Max y Margarita apenas existían para Arkady; sólo veía a Irina. De vez en cuando sus miradas se cruzaban tan palpablemente como si se tocaran, como si conversaran en silencio.

El camarero depositó la bandeja junto a Max y señaló a dos individuos vestidos con unos relucientes trajes que se acercaban por el jardín. Caminaban lentamente, como si hubieran sacado a pasear al perro, aunque no iban acompañados de ningún perro.

—Son chechenos. La semana pasada destrozaron un restaurante situado cerca de aquí, en la calle más tranquila de Berlín. Mataron a un camarero con un hacha delante de los clientes. ¡Con un hacha!

—¿Qué pasó después? —preguntó Arkady.

—Regresaron y dijeron que se encargarían de proteger el restaurante.

—Es increíble —dijo Max—. De todas formas, supongo que ustedes estarán protegidos.
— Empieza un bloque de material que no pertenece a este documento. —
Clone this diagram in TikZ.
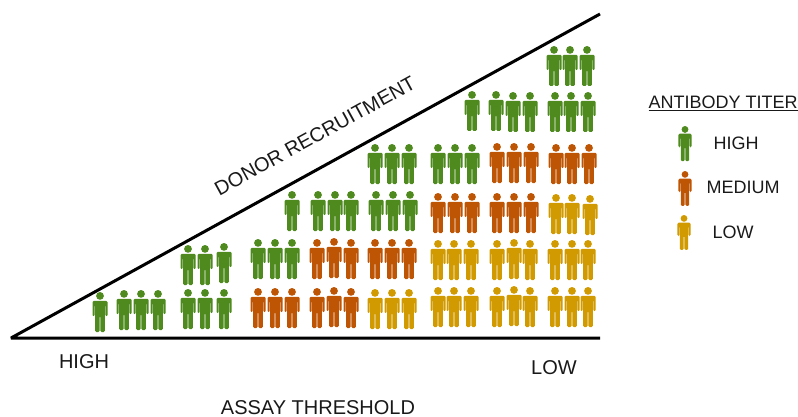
\documentclass[tikz,border=0pt]{standalone}
\usepackage{fontspec}
\setmainfont{Liberation Sans}
\definecolor{titerG}{HTML}{4E8A1E}
\definecolor{titerM}{HTML}{BE5504}
\definecolor{titerL}{HTML}{D19A00}
\tikzset{
  person/.pic={
    \fill[pic actions] (0,3.9) circle (3.9);
    \fill[pic actions, rounded corners=1.2pt]
      (-7.5,24.2) -- (-7.5,8.8) -- (7.5,8.8) -- (7.5,24.2) -- (5.3,24.2) -- (5.3,13) -- (4.8,13)
      -- (4.8,40) -- (0.4,40) -- (0.4,24) -- (-0.4,24) -- (-0.4,40) -- (-4.8,40)
      -- (-4.8,13) -- (-5.3,13) -- (-5.3,24.2) -- cycle;
  },
  tg/.style={fill=titerG}, tm/.style={fill=titerM}, tl/.style={fill=titerL},
  axisline/.style={draw=black, line width=3pt, line cap=butt},
  lbl/.style={font=\fontsize{20}{22}\selectfont, text=black!90, inner sep=0pt},
  keylbl/.style={font=\fontsize{18}{20}\selectfont, text=black!90, inner sep=0pt},
}
\begin{document}
\begin{tikzpicture}[x=1pt,y=-1pt]
\useasboundingbox (0,0) rectangle (798,417);
\coordinate (apex) at (11,338);
\coordinate (top) at (600,14);
\coordinate (right) at (600,338);
\draw[axisline, line join=bevel] (top) -- (apex) -- (right);
% x, head top, style
\foreach \x/\y/\c in {%
 100/292/tg,124/290/tg,141/290/tg,158/290/tg,%
 188/245/tg,205/245/tg,224/243/tg,188/289/tg,205/289/tg,224/289/tg,%
 258/239/tg,275/239/tg,292/239/tg,258/288/tm,275/288/tm,292/288/tm,%
 292/191/tg,%
 318/191/tg,335/191/tg,351/191/tg,%
 317/239/tm,334/238/tm,351/239/tm,317/288/tm,334/287/tm,351/288/tm,%
 375/144/tg,392/144/tg,409/144/tg,376/191/tg,393/191/tg,410/191/tg,%
 375/239/tm,392/239/tm,409/239/tm,375/289/tl,392/289/tl,409/289/tl,%
 438/144/tg,455/144/tg,472/144/tg,438/193/tm,455/193/tm,472/193/tm,%
 438/240/tl,454/240/tl,471/240/tl,438/287/tl,454/287/tl,471/287/tl,%
 472/91/tg,%
 496/91/tg,513/92/tg,530/92/tg,%
 497/143/tm,514/143/tm,531/143/tm,497/193/tm,514/193/tm,531/193/tm,%
 497/240/tl,514/239/tl,530/240/tl,497/287/tl,514/286/tl,530/287/tl,%
 554/46/tg,570/46/tg,587/46/tg,555/92/tg,571/92/tg,588/92/tg,%
 556/144/tm,572/144/tm,589/144/tm,556/194/tl,572/194/tl,590/195/tl,%
 555/240/tl,572/240/tl,588/240/tl,555/287/tl,572/287/tl,588/287/tl%
}{%
  \pic[\c] at (\x,\y) {person};
}
\pic[tg,scale=0.88] at (685,126) {person};
\pic[tm,scale=0.87] at (685,171) {person};
\pic[tl,scale=0.87] at (684,215) {person};
\node[lbl,rotate=28.8] (recruit) at (315,136) {DONOR RECRUITMENT};
\node[lbl] (xhigh) at (84,362) {HIGH};
\node[lbl] (xlow) at (554,368) {LOW};
\node[lbl] (xtitle) at (318,407.5) {ASSAY THRESHOLD};
\node[keylbl] (legend) at (723,103) {\underline{ANTIBODY TITER}};
\node[keylbl] (lhigh) at (736,143) {HIGH};
\node[keylbl] (lmed) at (743,187) {MEDIUM};
\node[keylbl] (llow) at (733,232) {LOW};
\end{tikzpicture}
\end{document}
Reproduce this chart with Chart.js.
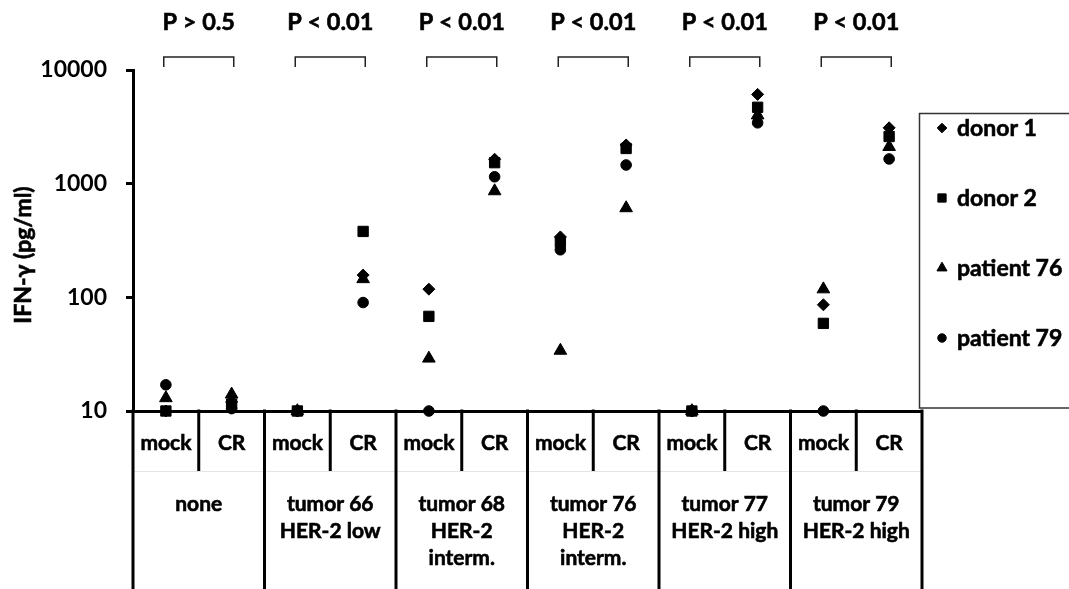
<!DOCTYPE html>
<html>
<head>
<meta charset="utf-8">
<title>IFN-γ release</title>
<script src="https://cdn.jsdelivr.net/npm/chart.js@4/dist/chart.umd.min.js"></script>
<style>
  html, body { margin: 0; padding: 0; background: #ffffff; }
  #c { display: block; }
</style>
</head>
<body>
<canvas id="c" width="1069" height="589"></canvas>
<script>
// Stimulation condition per column (mock-transduced vs. CR-expressing T cells)
const conditions = ['mock', 'CR', 'mock', 'CR', 'mock', 'CR', 'mock', 'CR', 'mock', 'CR', 'mock', 'CR'];

// Target cells: one group spans a mock and a CR column
const targetGroups = [
  ['none'],
  ['tumor 66', 'HER-2 low'],
  ['tumor 68', 'HER-2', 'interm.'],
  ['tumor 76', 'HER-2', 'interm.'],
  ['tumor 77', 'HER-2 high'],
  ['tumor 79', 'HER-2 high']
];

// Significance of mock vs. CR per target
const pValues = ['P > 0.5', 'P < 0.01', 'P < 0.01', 'P < 0.01', 'P < 0.01', 'P < 0.01'];

// IFN-γ (pg/ml) per T-cell donor, one value per column
const donor1    = [10, 12,   10, 157, 118, 1640, 340, 2190, 10, 6100, 86,  3100];
const donor2    = [10, 11.5, 10, 380, 68,  1530, 305, 2040, 10, 4700, 59,  2600];
const patient76 = [13, 14,   10, 145, 29,  860,  34,  610,  10, 4000, 118, 2110];
const patient79 = [17, 10.5, 10, 90,  10,  1150, 262, 1460, 10, 3430, 10,  1650];

const yTicks = [10, 100, 1000, 10000];

const FONT = 'Lato, "DejaVu Sans", sans-serif';

const series = [
  { label: 'donor 1',    data: donor1,    style: 'rectRot',  r: 6 },
  { label: 'donor 2',    data: donor2,    style: 'rect',     r: 7.3 },
  { label: 'patient 76', data: patient76, style: 'triangle', r: 7.3 },
  { label: 'patient 79', data: patient79, style: 'circle',   r: 5.3 }
];

// bold text with a hairline outline for a heavier stroke
function heavyText(ctx, text, x, y) {
  ctx.fillText(text, x, y);
  ctx.lineWidth = 0.6;
  ctx.strokeStyle = '#000';
  ctx.strokeText(text, x, y);
}

// Table-style category axis, p-value brackets, legend box and y title
const decorations = {
  id: 'decorations',
  afterDraw(chart) {
    const ctx = chart.ctx;
    const x = chart.scales.x;
    const area = chart.chartArea;
    const w = (area.right - area.left) / conditions.length;
    const base = area.bottom;
    const rowSplit = base + 60;
    const H = chart.height;

    ctx.save();

    // faint row separator under the condition labels
    ctx.strokeStyle = '#e4e4e4';
    ctx.lineWidth = 1;
    ctx.beginPath();
    ctx.moveTo(area.left, rowSplit + 0.5);
    ctx.lineTo(area.right, rowSplit + 0.5);
    ctx.stroke();

    // column dividers
    ctx.strokeStyle = '#000';
    ctx.lineWidth = 3;
    for (let k = 0; k <= conditions.length; k++) {
      const px = area.left + k * w;
      ctx.beginPath();
      ctx.moveTo(px, base - 1.5);
      ctx.lineTo(px, k % 2 === 0 ? H : rowSplit);
      ctx.stroke();
    }

    ctx.fillStyle = '#000';
    ctx.textAlign = 'center';
    ctx.textBaseline = 'middle';

    // condition row
    ctx.font = 'bold 21px ' + FONT;
    conditions.forEach((c, i) => {
      heavyText(ctx, c, x.getPixelForValue(i), base + 32);
    });

    // target rows
    targetGroups.forEach((lines, g) => {
      const cx = (x.getPixelForValue(2 * g) + x.getPixelForValue(2 * g + 1)) / 2;
      lines.forEach((t, j) => {
        heavyText(ctx, t, cx, base + 93 + j * 27);
      });
    });

    // p-values with brackets
    ctx.font = 'bold 23.5px ' + FONT;
    pValues.forEach((p, g) => {
      const cx = (x.getPixelForValue(2 * g) + x.getPixelForValue(2 * g + 1)) / 2;
      ctx.fillStyle = '#000';
      heavyText(ctx, p, cx, 22);
      ctx.strokeStyle = '#222';
      ctx.lineWidth = 1.5;
      ctx.beginPath();
      ctx.moveTo(cx - 35, 67);
      ctx.lineTo(cx - 35, 57);
      ctx.lineTo(cx + 35, 57);
      ctx.lineTo(cx + 35, 67);
      ctx.stroke();
    });

    // y-axis title
    ctx.save();
    ctx.translate(24, 255);
    ctx.rotate(-Math.PI / 2);
    ctx.font = 'bold 23px ' + FONT;
    ctx.fillStyle = '#000';
    heavyText(ctx, 'IFN-γ (pg/ml)', 0, 0);
    ctx.restore();

    // legend box
    ctx.strokeStyle = '#333';
    ctx.lineWidth = 1.5;
    ctx.strokeRect(919.5, 113.5, 170, 294.5);
    ctx.font = 'bold 23px ' + FONT;
    ctx.textAlign = 'left';
    series.forEach((s, i) => {
      const ly = 128 + i * 70;
      ctx.fillStyle = '#000';
      ctx.strokeStyle = '#000';
      ctx.lineWidth = 1;
      Chart.helpers.drawPoint(ctx, { pointStyle: s.style, radius: s.r * 0.8, rotation: 0, borderWidth: 1 }, 942, ly);
      ctx.fillStyle = '#000';
      heavyText(ctx, s.label, 957, ly + 1);
    });

    ctx.restore();
  }
};

new Chart(document.getElementById('c'), {
  type: 'line',
  data: {
    labels: conditions,
    datasets: series.map(s => ({
      label: s.label,
      data: s.data,
      showLine: false,
      pointStyle: s.style,
      pointRadius: s.r,
      pointHoverRadius: s.r,
      pointBackgroundColor: '#000',
      pointBorderColor: '#000',
      pointBorderWidth: 1,
      clip: false
    }))
  },
  options: {
    responsive: false,
    devicePixelRatio: 1,
    animation: false,
    events: [],
    layout: { padding: { left: 0, top: 70, right: 147, bottom: 0 } },
    plugins: {
      legend: { display: false },
      tooltip: { enabled: false }
    },
    scales: {
      x: {
        type: 'category',
        offset: true,
        ticks: { display: false },
        grid: { display: false },
        border: { display: true, color: '#000', width: 3 },
        afterFit(scale) { scale.height = 178; }
      },
      y: {
        type: 'logarithmic',
        min: 10,
        max: 10000,
        afterBuildTicks(scale) { scale.ticks = yTicks.map(v => ({ value: v })); },
        ticks: {
          color: '#000',
          font: { family: FONT, weight: 'bold', size: 23 },
          padding: 19,
          callback: v => String(v)
        },
        grid: {
          display: true,
          drawOnChartArea: false,
          drawTicks: true,
          tickLength: 7,
          color: '#000',
          lineWidth: 3
        },
        border: { display: true, color: '#000', width: 3 },
        afterFit(scale) { scale.width = 133; }
      }
    }
  },
  plugins: [decorations]
});
</script>
</body>
</html>
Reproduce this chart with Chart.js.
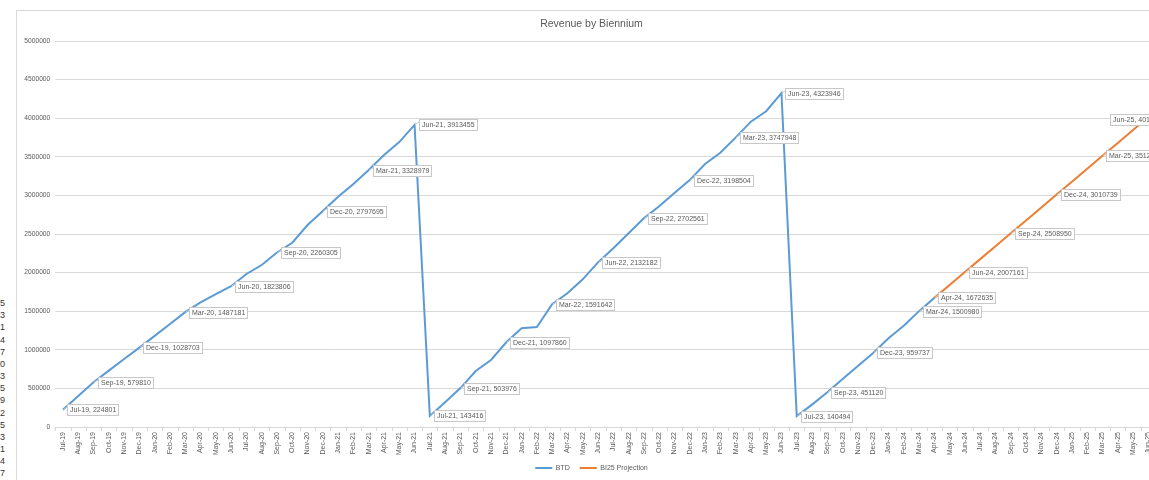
<!DOCTYPE html>
<html>
<head>
<meta charset="utf-8">
<script src="https://cdn.jsdelivr.net/npm/chart.js@4/dist/chart.umd.min.js"></script>
<style>
  html, body { margin:0; padding:0; background:#fff; width:1149px; height:480px; overflow:hidden; }
  #frame { position:absolute; left:16px; top:10px; width:1149px; height:476px; border:1px solid #d9d9d9; background:#fff; }
  #c { display:block; }
  #cells { position:absolute; left:-34px; top:297px; width:39px; text-align:right; font:9px "Liberation Sans", Arial, sans-serif; line-height:12.17px; color:#333; }
</style>
</head>
<body>
<div id="cells"></div>
<div id="frame"><canvas id="c" width="1149" height="476"></canvas></div>
<script>
// ---- data ----
const months = [
  'Jul-19','Aug-19','Sep-19','Oct-19','Nov-19','Dec-19','Jan-20','Feb-20','Mar-20','Apr-20','May-20','Jun-20',
  'Jul-20','Aug-20','Sep-20','Oct-20','Nov-20','Dec-20','Jan-21','Feb-21','Mar-21','Apr-21','May-21','Jun-21',
  'Jul-21','Aug-21','Sep-21','Oct-21','Nov-21','Dec-21','Jan-22','Feb-22','Mar-22','Apr-22','May-22','Jun-22',
  'Jul-22','Aug-22','Sep-22','Oct-22','Nov-22','Dec-22','Jan-23','Feb-23','Mar-23','Apr-23','May-23','Jun-23',
  'Jul-23','Aug-23','Sep-23','Oct-23','Nov-23','Dec-23','Jan-24','Feb-24','Mar-24','Apr-24','May-24','Jun-24',
  'Jul-24','Aug-24','Sep-24','Oct-24','Nov-24','Dec-24','Jan-25','Feb-25','Mar-25','Apr-25','May-25','Jun-25'
];

const btd = [
  224801, 400000, 579810, 730000, 880000, 1028703, 1180000, 1335000, 1487181, 1615000, 1720000, 1823806,
  1982000, 2098000, 2260305, 2387000, 2616000, 2797695, 2983000, 3148000, 3328979, 3523000, 3690000, 3913455,
  143416, 320000, 503976, 725000, 868000, 1097860, 1278000, 1295000, 1591642, 1732000, 1913000, 2132182,
  2315000, 2509000, 2702561, 2860000, 3030000, 3198504, 3407000, 3553000, 3747948, 3955000, 4090000, 4323946,
  140494, 290000, 451120, 622000, 790000, 959737, 1149000, 1312000, 1500980, 1672635, null, null,
  null, null, null, null, null, null, null, null, null, null, null, null
];

const projection = [
  null, null, null, null, null, null, null, null, null, null, null, null,
  null, null, null, null, null, null, null, null, null, null, null, null,
  null, null, null, null, null, null, null, null, null, null, null, null,
  null, null, null, null, null, null, null, null, null, null, null, null,
  null, null, null, null, null, null, null, null, null, 1672635, 1839898, 2007161,
  2174424, 2341687, 2508950, 2676213, 2843476, 3010739, 3178002, 3345265, 3512528, 3679791, 3847054, 4014317
];

const btdLabelled = ['Jul-19','Sep-19','Dec-19','Mar-20','Jun-20','Sep-20','Dec-20','Mar-21','Jun-21',
  'Jul-21','Sep-21','Dec-21','Mar-22','Jun-22','Sep-22','Dec-22','Mar-23','Jun-23',
  'Jul-23','Sep-23','Dec-23','Mar-24'];
const projLabelled = ['Apr-24','Jun-24','Sep-24','Dec-24','Mar-25','Jun-25'];

const yTicks = [0, 500000, 1000000, 1500000, 2000000, 2500000, 3000000, 3500000, 4000000, 4500000, 5000000];

const seriesNames = ['BTD', 'BI25 Projection'];
const chartTitle = 'Revenue by Biennium';

// cut-off spreadsheet cells at the far left edge
const cellDigits = ['5','3','1','4','7','0','3','5','9','2','5','3','1','4','7'];
document.getElementById('cells').innerHTML = cellDigits.map(d => '<div>' + d + '</div>').join('');

// ---- chart ----
const FONT = '"Liberation Sans", Arial, sans-serif';
const TXT = '#595959';
const GRID = '#d9d9d9';

// centre title and legend on the whole chart object (not the padded box)
const centrePlugin = {
  id: 'centreBoxes',
  afterLayout(chart) {
    if (chart.titleBlock) chart.titleBlock.left = 10;
    if (chart.legend) chart.legend.left = 10;
  }
};

// short tick marks between categories on the x axis
const tickMarkPlugin = {
  id: 'tickMarks',
  beforeDatasetsDraw(chart) {
    const sx = chart.scales.x;
    const n = chart.data.labels.length;
    const step = sx.getPixelForValue(1) - sx.getPixelForValue(0);
    const start = sx.getPixelForValue(0) - step / 2;
    const y0 = chart.chartArea.bottom;
    const ctx = chart.ctx;
    ctx.save();
    ctx.strokeStyle = GRID;
    ctx.lineWidth = 1;
    ctx.beginPath();
    for (let k = 0; k <= n; k++) {
      const x = Math.round(start + k * step) + 0.5;
      ctx.moveTo(x, y0);
      ctx.lineTo(x, y0 + 4);
    }
    ctx.stroke();
    ctx.restore();
  }
};

const calloutPlugin = {
  id: 'callouts',
  afterDatasetsDraw(chart) {
    const ctx = chart.ctx;
    const lists = [btdLabelled, projLabelled];
    ctx.save();
    ctx.font = '7px ' + FONT;
    ctx.textBaseline = 'middle';
    ctx.textAlign = 'left';
    chart.data.datasets.forEach((ds, di) => {
      const meta = chart.getDatasetMeta(di);
      lists[di].forEach(m => {
        const i = months.indexOf(m);
        const pt = meta.data[i];
        if (!pt || ds.data[i] == null) return;
        const x = pt.x, y = pt.y;
        const text = m + ', ' + ds.data[i];
        const w = Math.round(ctx.measureText(text).width + 5);
        let bx = Math.round(x + 4) + 0.5;
        let by = Math.round(y - 5.5) + 0.5;
        const h = 11;
        const maxX = chart.width + 2 - w;
        let shifted = false;
        if (bx > maxX) { bx = Math.round(maxX) + 0.5; by = Math.round(y - 3.5) + 0.5; shifted = true; }
        ctx.strokeStyle = '#c8c8c8';
        ctx.lineWidth = 1;
        if (!shifted) {
          ctx.beginPath();
          ctx.moveTo(x + 0.5, y);
          ctx.lineTo(bx, by + 2);
          ctx.stroke();
        }
        ctx.fillStyle = '#ffffff';
        ctx.fillRect(bx, by, w, h);
        ctx.strokeRect(bx, by, w, h);
        ctx.fillStyle = TXT;
        ctx.fillText(text, bx + 2.5, by + h / 2 + 0.5);
      });
    });
    ctx.restore();
  }
};

new Chart(document.getElementById('c'), {
  type: 'line',
  data: {
    labels: months,
    datasets: [
      { label: seriesNames[0], data: btd, borderColor: '#5B9BD5', backgroundColor: '#5B9BD5',
        borderWidth: 2, pointRadius: 0, pointHoverRadius: 0, tension: 0, spanGaps: false,
        pointStyle: 'line' },
      { label: seriesNames[1], data: projection, borderColor: '#ED7D31', backgroundColor: '#ED7D31',
        borderWidth: 2, pointRadius: 0, pointHoverRadius: 0, tension: 0, spanGaps: false,
        pointStyle: 'line' }
    ]
  },
  options: {
    responsive: false,
    animation: false,
    devicePixelRatio: 1,
    layout: { padding: { left: 0, right: 10, top: 0, bottom: 5.5 } },
    plugins: {
      title: {
        display: true, text: chartTitle, color: TXT,
        font: { family: FONT, size: 10.5, weight: 'normal', lineHeight: 1.2 },
        padding: { top: 7, bottom: 10.4 }
      },
      legend: {
        display: true, position: 'bottom',
        labels: {
          color: TXT, font: { family: FONT, size: 7 },
          usePointStyle: true, pointStyle: 'line', pointStyleWidth: 17, padding: 10
        }
      },
      tooltip: { enabled: false }
    },
    scales: {
      x: {
        type: 'category', offset: true,
        grid: { display: false, drawTicks: false },
        border: { display: true, color: GRID },
        ticks: { autoSkip: false, minRotation: 90, maxRotation: 90, padding: 5, color: TXT, font: { family: FONT, size: 7 } },
        afterFit(s) { s.height = 27.5; }
      },
      y: {
        min: 0, max: 5000000,
        afterBuildTicks(s) { s.ticks = yTicks.map(v => ({ value: v })); },
        grid: { color: GRID, drawTicks: false },
        border: { display: false },
        ticks: { padding: 5, color: TXT, font: { family: FONT, size: 6.7 }, callback: v => String(v) },
        afterFit(s) { s.width = 38.3; }
      }
    }
  },
  plugins: [centrePlugin, tickMarkPlugin, calloutPlugin]
});
</script>
</body>
</html>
—Desde luego —respondió el camarero.

Los chechenos cruzaron la calle y se encaminaron hacia el restaurante. Arkady había visto a uno de ellos comiendo con Alí en el café del Salto; el otro era el hermano menor de Alí, Beno, un tipo diminuto como un jockey.

—Eres amigo de Boria, ¿no? Hemos oído decir que tienes un apartamento aquí.

—¿Y vosotros? ¿Tenéis también un apartamento aquí? —replicó Max con aire asombrado.

—Hemos alquilado una suite en un hotel —contestó Beno. Había heredado la astuta mirada y la capacidad de concentración de su abuelo, y Arkady comprendió que él, no Alí, iba a ser el próximo Majmud. Miraba fijamente a Max, como si no hubiera reparado en las otras personas que se hallaban sentadas a la mesa—. ¿Estáis celebrando algo? ¿Podemos sentarnos con vosotros?

—No tenéis edad suficiente.

—En ese caso nos veremos más tarde.

Beno y su compañero dieron media vuelta y se alejaron.

Cuando Rita se dispuso a pagar la cuenta, Max insistió en que pagaría él, para hacerse el generoso y para demostrar que controlaba la situación. Pero se equivocaba, pensó Arkady. Ninguno de ellos controlaba la situación.